New Orleans' murder rate, reportedly the nation's highest in 1994, has dropped 20 percent this year.

There have been 295 murders this year compared to 345 for the same period last year, the Associated Press reports.

This change has come since Richard Pennington took over as superintendent of a department tagged as one of the most corrupt in the nation.

Pennington and Mayor Marc Morial made significant changes that have helped lower the murder rate and raise the level of integrity within the department.

Police are walking beats again, having a stronger presence in neighborhoods and even building relationships with some of the residents.

"I think we are going to become a better police department," Pennington said.

This strategy, which has seemed to work in other U.S. cities, has especially been efficient in the three deadliest housing complexes in New Orleans. The murder rate is down 83 percent in public housing, said a New Orleans Police Department spokesperson.

When Morial took office last year, he reassigned 100 Police officers from desk jobs to street patrols and enacted one of the toughest juvenile curfews in the country.

"What we had in New Orleans was one of the worst situations in the country which is beginning to turn around," he said.

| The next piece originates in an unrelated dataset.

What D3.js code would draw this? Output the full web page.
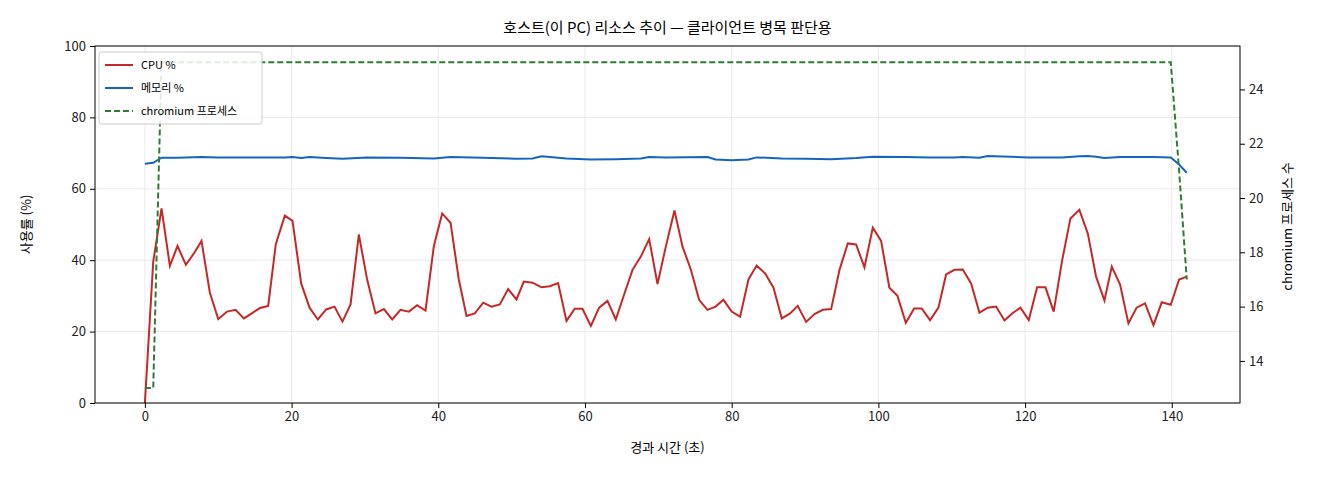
<!DOCTYPE html>
<html><head><meta charset="utf-8">
<script src="https://cdn.jsdelivr.net/npm/d3@7"></script>
<style>body{margin:0;background:#fff}text{font-family:"Noto Sans CJK KR","DejaVu Sans",sans-serif}</style>
</head><body><svg id="c" width="1320" height="480"></svg>
<script>
const cpuT = [0,1.14,2.27,3.41,4.45,5.59,6.68,7.72,8.86,10.0,11.22,12.36,13.5,14.63,15.68,16.81,17.85,19.08,20.13,21.31,22.45,23.58,24.72,25.85,26.94,28.04,29.17,30.31,31.44,32.58,33.72,34.85,35.99,37.12,38.26,39.4,40.53,41.67,42.8,43.85,44.98,46.12,47.26,48.39,49.53,50.66,51.66,52.85,54.07,55.2,56.34,57.48,58.6,59.66,60.8,61.93,63.07,64.2,65.34,66.48,67.61,68.75,69.89,71.02,72.2,73.3,74.43,75.56,76.7,77.8,78.88,80.0,81.15,82.29,83.4,84.56,85.7,86.83,87.97,89.0,90.15,91.29,92.42,93.56,94.7,95.83,96.96,98.1,99.24,100.37,101.5,102.6,103.74,104.87,105.9,107.05,108.19,109.23,110.37,111.5,112.64,113.78,114.9,116.05,117.19,118.32,119.37,120.5,121.64,122.78,123.9,125.04,126.18,127.4,128.55,129.68,130.82,131.82,132.95,134.09,135.2,136.36,137.5,138.63,139.86,141.0,142.04];
const cpu = [0,39.6,54.5,38.4,44.0,38.7,41.9,45.4,30.9,23.5,25.6,26.1,23.7,25.2,26.6,27.2,44.5,52.5,51.0,33.5,26.7,23.4,26.2,27.0,22.8,27.6,47.2,34.5,25.1,26.3,23.4,26.1,25.6,27.4,25.9,44.0,53.1,50.5,34.6,24.4,25.1,28.1,27.0,27.6,31.9,29.0,34.0,33.7,32.4,32.7,33.6,23.0,26.4,26.4,21.6,26.7,28.6,23.4,30.4,37.3,41.0,45.9,33.3,43.8,53.9,43.8,37.4,28.9,26.1,27.0,28.9,25.6,24.2,34.6,38.5,36.3,32.3,23.7,25.1,27.2,22.7,24.9,26.1,26.3,37.3,44.7,44.4,38.0,49.1,45.4,32.3,30.0,22.5,26.5,26.5,23.2,26.7,36.0,37.3,37.4,33.5,25.3,26.7,27.0,23.1,25.2,26.7,23.2,32.4,32.4,25.6,39.8,51.7,54.1,47.5,35.4,28.7,38.2,33.2,22.3,26.7,27.9,21.8,28.2,27.5,34.6,35.4];
const memT = [0,1.14,2.27,4.45,7.72,10.0,14.63,19.08,20.13,21.31,22.45,24.72,26.94,30.31,34.85,39.4,41.67,46.12,50.66,52.85,54.07,57.48,60.8,64.2,67.61,68.75,71.02,76.7,77.8,80.0,82.29,83.4,86.83,90.15,93.56,96.96,99.24,103.74,107.05,110.37,111.5,113.78,114.9,120.5,125.04,127.4,128.55,129.68,130.82,132.95,137.5,139.86,141.0,142.04];
const mem = [67.0,67.3,68.7,68.7,68.9,68.8,68.8,68.8,68.9,68.6,68.9,68.6,68.4,68.8,68.7,68.5,68.9,68.7,68.4,68.5,69.1,68.5,68.2,68.3,68.5,68.9,68.8,68.9,68.2,68.0,68.2,68.8,68.5,68.4,68.3,68.6,69.0,68.9,68.8,68.8,68.9,68.7,69.2,68.8,68.8,69.1,69.2,69.0,68.6,68.9,68.9,68.8,66.8,64.5];
const procT = [0,1.14,2.27,139.86,141.0,142.04];
const proc = [13,13,25,25,21,17];
const xTicks = [0,20,40,60,80,100,120,140];
const yTicks = [0,20,40,60,80,100];
const y2Ticks = [14,16,18,20,22,24];

const svg = d3.select("#c");
const L = 95, R = 1240, T = 46, B = 403;
const x = d3.scaleLinear().domain([-6.8, 149.3]).range([L, R]);
const y = d3.scaleLinear().domain([0, 100]).range([B, T]);
const y2 = d3.scaleLinear().domain([12.45, 25.6]).range([B, T]);

const grid = svg.append("g").attr("stroke", "#e4e4e4").attr("stroke-width", 0.8);
xTicks.forEach(t => grid.append("line").attr("x1", x(t)).attr("x2", x(t)).attr("y1", T).attr("y2", B));
yTicks.forEach(t => grid.append("line").attr("x1", L).attr("x2", R).attr("y1", y(t)).attr("y2", y(t)));

const line = (xs, ys, sc) => d3.line().x((d, i) => x(xs[i])).y(d => sc(d))(ys);
svg.append("path").attr("d", line(cpuT, cpu, y)).attr("fill", "none").attr("stroke", "#c62828").attr("stroke-width", 2);
svg.append("path").attr("d", line(memT, mem, y)).attr("fill", "none").attr("stroke", "#1565c0").attr("stroke-width", 2);
svg.append("path").attr("d", line(procT, proc, y2)).attr("fill", "none").attr("stroke", "#2e7d32").attr("stroke-width", 2).attr("stroke-dasharray", "6,3");

svg.append("rect").attr("x", L).attr("y", T).attr("width", R - L).attr("height", B - T).attr("fill", "none").attr("stroke", "#000").attr("stroke-width", 1);

const fmt = g => g.call(s => s.select(".domain").remove()).selectAll("text").attr("font-size", 13).attr("fill", "#222");
svg.append("g").attr("transform", `translate(0,${B})`).call(d3.axisBottom(x).tickValues(xTicks).tickSize(5).tickPadding(4)).call(fmt);
svg.append("g").attr("transform", `translate(${L},0)`).call(d3.axisLeft(y).tickValues(yTicks).tickSize(5).tickPadding(4)).call(fmt);
svg.append("g").attr("transform", `translate(${R},0)`).call(d3.axisRight(y2).tickValues(y2Ticks).tickSize(5).tickPadding(4)).call(fmt);

svg.append("text").attr("x", (L + R) / 2).attr("y", 33).attr("text-anchor", "middle").attr("font-size", 15).text("호스트(이 PC) 리소스 추이 — 클라이언트 병목 판단용");
svg.append("text").attr("x", (L + R) / 2).attr("y", 452).attr("text-anchor", "middle").attr("font-size", 13).text("경과 시간 (초)");
svg.append("text").attr("transform", `translate(31,${(T + B) / 2}) rotate(-90)`).attr("text-anchor", "middle").attr("font-size", 13).text("사용률 (%)");
svg.append("text").attr("transform", `translate(1292,${(T + B) / 2 + 2}) rotate(-90)`).attr("text-anchor", "middle").attr("font-size", 13).text("chromium 프로세스 수");

const lg = svg.append("g").attr("transform", "translate(99,52)");
lg.append("rect").attr("width", 163).attr("height", 72).attr("rx", 3).attr("fill", "#fff").attr("fill-opacity", 0.85).attr("stroke", "#ccc");
const items = [["CPU %", "#c62828", null], ["메모리 %", "#1565c0", null], ["chromium 프로세스", "#2e7d32", "6,3"]];
items.forEach((it, i) => {
  const yy = 13 + i * 23;
  lg.append("line").attr("x1", 6).attr("x2", 34).attr("y1", yy).attr("y2", yy).attr("stroke", it[1]).attr("stroke-width", 2).attr("stroke-dasharray", it[2]);
  lg.append("text").attr("x", 42).attr("y", yy + 4).attr("font-size", 11).text(it[0]);
});
</script></body></html>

Changes have been made within the Police department to deal with its integrity.

The new public integrity division was staffed in part by FBI agents--a first in the country for a city police department. Last year more than 900 investigations were run through the division leading to 38 arrests, indictments or summonses, 89 suspensions, 18 dismissals and 24 resignations or retirements from officers under investigation.

Pennington's changes have not been welcomed by all officers. New restrictions on moonlighting meant hard economic times for officers who are among the lowest-paid in the country with a starting' salary of $15,700. The city is considering raising that to $22,500.

"If you don't Pay them properly, they are going to find another means getting money, and sometimes means they take money from drug dealers. They take money from individuals in the street. They do criminal, corrupt things," Pennington said.